## begin Data provided

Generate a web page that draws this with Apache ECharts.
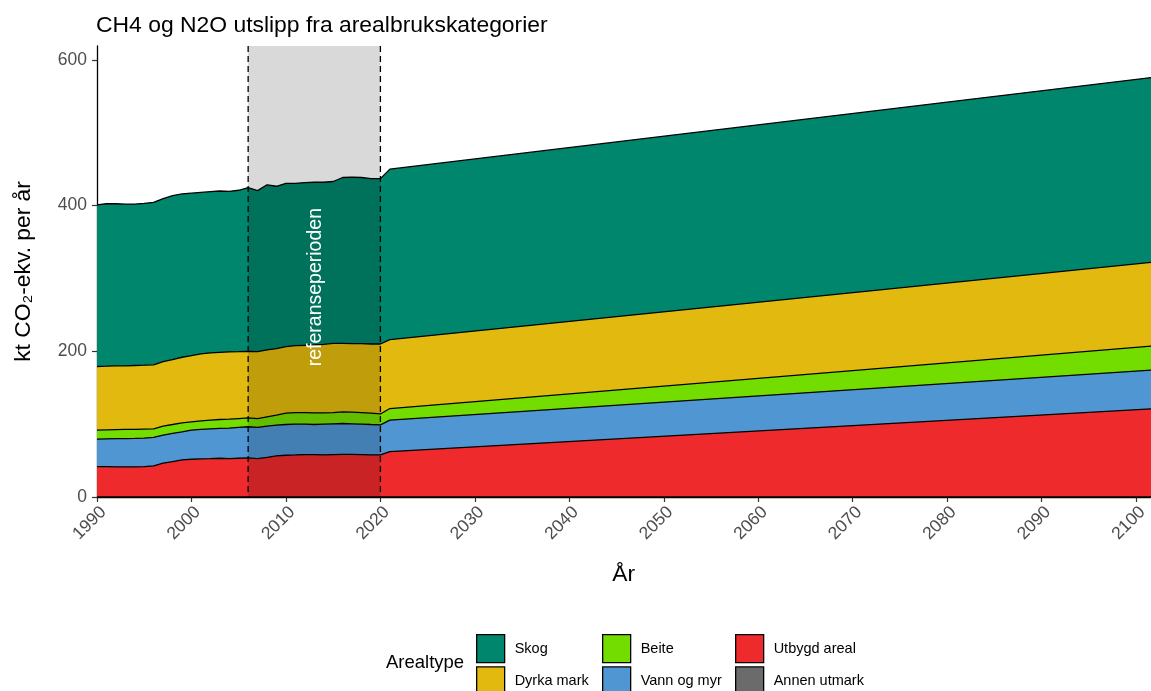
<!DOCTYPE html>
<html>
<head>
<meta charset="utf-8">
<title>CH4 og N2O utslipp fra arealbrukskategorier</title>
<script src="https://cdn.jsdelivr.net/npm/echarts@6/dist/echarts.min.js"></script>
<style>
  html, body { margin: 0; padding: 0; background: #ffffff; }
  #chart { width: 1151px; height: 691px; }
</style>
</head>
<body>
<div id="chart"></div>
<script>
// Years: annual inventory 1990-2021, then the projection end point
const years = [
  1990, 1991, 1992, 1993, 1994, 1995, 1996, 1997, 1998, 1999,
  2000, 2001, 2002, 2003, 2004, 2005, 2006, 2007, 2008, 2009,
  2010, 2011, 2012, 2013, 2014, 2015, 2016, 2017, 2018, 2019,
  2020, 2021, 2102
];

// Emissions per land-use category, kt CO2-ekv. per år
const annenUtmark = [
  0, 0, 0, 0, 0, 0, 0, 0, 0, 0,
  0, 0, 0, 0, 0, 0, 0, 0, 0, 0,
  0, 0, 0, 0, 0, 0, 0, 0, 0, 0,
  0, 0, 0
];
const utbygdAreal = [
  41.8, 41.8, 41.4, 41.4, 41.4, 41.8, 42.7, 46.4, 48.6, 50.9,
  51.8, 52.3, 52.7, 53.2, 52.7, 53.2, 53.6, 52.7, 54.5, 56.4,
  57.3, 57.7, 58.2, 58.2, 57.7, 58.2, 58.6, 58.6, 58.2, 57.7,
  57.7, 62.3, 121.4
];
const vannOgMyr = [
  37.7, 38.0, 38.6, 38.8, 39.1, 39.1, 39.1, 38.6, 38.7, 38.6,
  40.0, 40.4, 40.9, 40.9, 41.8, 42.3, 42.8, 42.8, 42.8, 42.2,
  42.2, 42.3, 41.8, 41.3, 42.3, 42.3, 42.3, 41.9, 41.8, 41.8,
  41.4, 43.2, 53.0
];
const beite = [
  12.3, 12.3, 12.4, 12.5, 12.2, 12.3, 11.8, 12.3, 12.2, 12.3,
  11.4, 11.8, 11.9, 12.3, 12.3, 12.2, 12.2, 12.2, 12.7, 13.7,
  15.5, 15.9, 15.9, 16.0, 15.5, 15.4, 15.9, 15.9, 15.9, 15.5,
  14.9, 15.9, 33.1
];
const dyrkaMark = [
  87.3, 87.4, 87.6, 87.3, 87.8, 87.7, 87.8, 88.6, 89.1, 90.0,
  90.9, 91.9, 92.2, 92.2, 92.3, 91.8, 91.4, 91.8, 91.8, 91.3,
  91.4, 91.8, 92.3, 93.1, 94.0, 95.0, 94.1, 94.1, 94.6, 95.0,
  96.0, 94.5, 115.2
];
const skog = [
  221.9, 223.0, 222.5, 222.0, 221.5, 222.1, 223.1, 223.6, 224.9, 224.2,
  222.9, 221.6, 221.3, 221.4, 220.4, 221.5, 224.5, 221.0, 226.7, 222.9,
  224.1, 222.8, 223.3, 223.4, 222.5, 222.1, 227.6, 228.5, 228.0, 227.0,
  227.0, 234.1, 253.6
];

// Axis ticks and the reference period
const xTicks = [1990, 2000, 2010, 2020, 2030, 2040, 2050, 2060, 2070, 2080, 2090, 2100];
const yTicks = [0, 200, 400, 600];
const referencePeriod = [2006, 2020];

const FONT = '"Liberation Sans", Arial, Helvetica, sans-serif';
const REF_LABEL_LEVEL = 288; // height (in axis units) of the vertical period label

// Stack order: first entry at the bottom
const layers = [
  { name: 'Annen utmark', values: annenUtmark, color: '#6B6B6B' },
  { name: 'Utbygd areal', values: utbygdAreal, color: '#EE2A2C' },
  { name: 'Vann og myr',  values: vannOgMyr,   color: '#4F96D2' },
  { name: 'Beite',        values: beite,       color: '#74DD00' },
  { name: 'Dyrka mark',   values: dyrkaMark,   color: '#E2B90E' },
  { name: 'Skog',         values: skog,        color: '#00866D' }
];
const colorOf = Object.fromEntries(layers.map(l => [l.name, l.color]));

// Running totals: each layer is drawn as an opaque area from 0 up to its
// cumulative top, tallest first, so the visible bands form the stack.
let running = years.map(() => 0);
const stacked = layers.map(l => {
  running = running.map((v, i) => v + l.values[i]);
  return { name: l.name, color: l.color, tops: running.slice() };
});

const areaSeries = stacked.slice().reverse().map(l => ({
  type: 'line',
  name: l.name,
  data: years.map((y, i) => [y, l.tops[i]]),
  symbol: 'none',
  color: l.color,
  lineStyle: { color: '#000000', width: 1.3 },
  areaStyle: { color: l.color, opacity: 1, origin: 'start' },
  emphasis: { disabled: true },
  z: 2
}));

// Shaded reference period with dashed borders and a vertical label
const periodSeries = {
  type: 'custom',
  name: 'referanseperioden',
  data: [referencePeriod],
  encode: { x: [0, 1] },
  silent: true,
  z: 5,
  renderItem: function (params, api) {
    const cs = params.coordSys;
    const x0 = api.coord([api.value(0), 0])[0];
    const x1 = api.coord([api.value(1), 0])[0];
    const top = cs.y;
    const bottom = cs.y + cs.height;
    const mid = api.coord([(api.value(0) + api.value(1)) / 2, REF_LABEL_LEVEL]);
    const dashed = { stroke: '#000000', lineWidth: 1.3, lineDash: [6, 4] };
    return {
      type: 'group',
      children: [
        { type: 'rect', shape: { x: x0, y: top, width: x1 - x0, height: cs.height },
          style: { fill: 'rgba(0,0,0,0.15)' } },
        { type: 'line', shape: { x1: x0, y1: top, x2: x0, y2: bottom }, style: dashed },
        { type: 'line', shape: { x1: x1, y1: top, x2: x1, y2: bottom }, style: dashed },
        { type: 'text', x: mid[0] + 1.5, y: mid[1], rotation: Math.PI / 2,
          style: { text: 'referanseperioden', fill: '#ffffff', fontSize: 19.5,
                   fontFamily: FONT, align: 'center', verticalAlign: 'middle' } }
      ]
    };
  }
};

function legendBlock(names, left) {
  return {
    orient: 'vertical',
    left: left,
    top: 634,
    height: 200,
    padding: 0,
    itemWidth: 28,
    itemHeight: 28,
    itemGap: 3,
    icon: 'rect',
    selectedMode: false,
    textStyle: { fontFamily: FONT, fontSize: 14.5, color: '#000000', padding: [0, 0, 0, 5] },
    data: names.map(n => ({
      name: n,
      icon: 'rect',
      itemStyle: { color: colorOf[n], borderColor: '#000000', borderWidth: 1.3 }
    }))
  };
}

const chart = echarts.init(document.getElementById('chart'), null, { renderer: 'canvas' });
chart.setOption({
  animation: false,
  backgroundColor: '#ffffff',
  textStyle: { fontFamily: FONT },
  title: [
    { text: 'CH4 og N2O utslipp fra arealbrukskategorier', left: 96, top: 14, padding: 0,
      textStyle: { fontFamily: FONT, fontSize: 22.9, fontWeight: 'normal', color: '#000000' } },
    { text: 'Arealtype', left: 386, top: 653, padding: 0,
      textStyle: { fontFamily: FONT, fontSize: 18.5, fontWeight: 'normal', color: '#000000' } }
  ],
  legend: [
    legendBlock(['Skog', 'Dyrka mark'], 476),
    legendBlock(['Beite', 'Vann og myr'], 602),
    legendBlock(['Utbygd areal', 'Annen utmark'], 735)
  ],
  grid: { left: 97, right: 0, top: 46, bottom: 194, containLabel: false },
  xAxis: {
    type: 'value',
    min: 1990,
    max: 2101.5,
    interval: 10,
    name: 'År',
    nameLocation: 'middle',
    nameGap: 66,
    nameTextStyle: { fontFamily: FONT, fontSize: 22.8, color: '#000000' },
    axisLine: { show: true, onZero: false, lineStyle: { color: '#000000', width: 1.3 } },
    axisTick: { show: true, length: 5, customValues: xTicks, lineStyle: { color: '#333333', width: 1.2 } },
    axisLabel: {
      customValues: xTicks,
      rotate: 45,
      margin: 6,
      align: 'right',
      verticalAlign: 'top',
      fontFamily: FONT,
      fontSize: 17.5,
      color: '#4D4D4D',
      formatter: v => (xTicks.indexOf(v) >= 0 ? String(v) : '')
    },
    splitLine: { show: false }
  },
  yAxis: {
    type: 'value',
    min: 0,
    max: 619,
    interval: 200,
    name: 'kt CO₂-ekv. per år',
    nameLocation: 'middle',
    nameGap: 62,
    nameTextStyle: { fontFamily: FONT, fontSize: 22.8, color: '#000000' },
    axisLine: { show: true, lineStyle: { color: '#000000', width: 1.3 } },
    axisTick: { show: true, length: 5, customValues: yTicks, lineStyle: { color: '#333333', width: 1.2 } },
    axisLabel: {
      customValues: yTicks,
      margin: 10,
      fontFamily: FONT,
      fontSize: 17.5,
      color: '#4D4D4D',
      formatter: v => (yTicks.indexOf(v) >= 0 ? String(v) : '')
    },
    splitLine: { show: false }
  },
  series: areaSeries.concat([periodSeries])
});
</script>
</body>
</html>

## end Data provided

### Work to complete
Repeat, with no pictures, each line from the beginning of the data through the line containing "const referencePeriod = [2006, 2020];", inclusive.

### Output for this exercise
Generate a web page that draws this with Apache ECharts.
<!DOCTYPE html>
<html>
<head>
<meta charset="utf-8">
<title>CH4 og N2O utslipp fra arealbrukskategorier</title>
<script src="https://cdn.jsdelivr.net/npm/echarts@6/dist/echarts.min.js"></script>
<style>
  html, body { margin: 0; padding: 0; background: #ffffff; }
  #chart { width: 1151px; height: 691px; }
</style>
</head>
<body>
<div id="chart"></div>
<script>
// Years: annual inventory 1990-2021, then the projection end point
const years = [
  1990, 1991, 1992, 1993, 1994, 1995, 1996, 1997, 1998, 1999,
  2000, 2001, 2002, 2003, 2004, 2005, 2006, 2007, 2008, 2009,
  2010, 2011, 2012, 2013, 2014, 2015, 2016, 2017, 2018, 2019,
  2020, 2021, 2102
];

// Emissions per land-use category, kt CO2-ekv. per år
const annenUtmark = [
  0, 0, 0, 0, 0, 0, 0, 0, 0, 0,
  0, 0, 0, 0, 0, 0, 0, 0, 0, 0,
  0, 0, 0, 0, 0, 0, 0, 0, 0, 0,
  0, 0, 0
];
const utbygdAreal = [
  41.8, 41.8, 41.4, 41.4, 41.4, 41.8, 42.7, 46.4, 48.6, 50.9,
  51.8, 52.3, 52.7, 53.2, 52.7, 53.2, 53.6, 52.7, 54.5, 56.4,
  57.3, 57.7, 58.2, 58.2, 57.7, 58.2, 58.6, 58.6, 58.2, 57.7,
  57.7, 62.3, 121.4
];
const vannOgMyr = [
  37.7, 38.0, 38.6, 38.8, 39.1, 39.1, 39.1, 38.6, 38.7, 38.6,
  40.0, 40.4, 40.9, 40.9, 41.8, 42.3, 42.8, 42.8, 42.8, 42.2,
  42.2, 42.3, 41.8, 41.3, 42.3, 42.3, 42.3, 41.9, 41.8, 41.8,
  41.4, 43.2, 53.0
];
const beite = [
  12.3, 12.3, 12.4, 12.5, 12.2, 12.3, 11.8, 12.3, 12.2, 12.3,
  11.4, 11.8, 11.9, 12.3, 12.3, 12.2, 12.2, 12.2, 12.7, 13.7,
  15.5, 15.9, 15.9, 16.0, 15.5, 15.4, 15.9, 15.9, 15.9, 15.5,
  14.9, 15.9, 33.1
];
const dyrkaMark = [
  87.3, 87.4, 87.6, 87.3, 87.8, 87.7, 87.8, 88.6, 89.1, 90.0,
  90.9, 91.9, 92.2, 92.2, 92.3, 91.8, 91.4, 91.8, 91.8, 91.3,
  91.4, 91.8, 92.3, 93.1, 94.0, 95.0, 94.1, 94.1, 94.6, 95.0,
  96.0, 94.5, 115.2
];
const skog = [
  221.9, 223.0, 222.5, 222.0, 221.5, 222.1, 223.1, 223.6, 224.9, 224.2,
  222.9, 221.6, 221.3, 221.4, 220.4, 221.5, 224.5, 221.0, 226.7, 222.9,
  224.1, 222.8, 223.3, 223.4, 222.5, 222.1, 227.6, 228.5, 228.0, 227.0,
  227.0, 234.1, 253.6
];

// Axis ticks and the reference period
const xTicks = [1990, 2000, 2010, 2020, 2030, 2040, 2050, 2060, 2070, 2080, 2090, 2100];
const yTicks = [0, 200, 400, 600];
const referencePeriod = [2006, 2020];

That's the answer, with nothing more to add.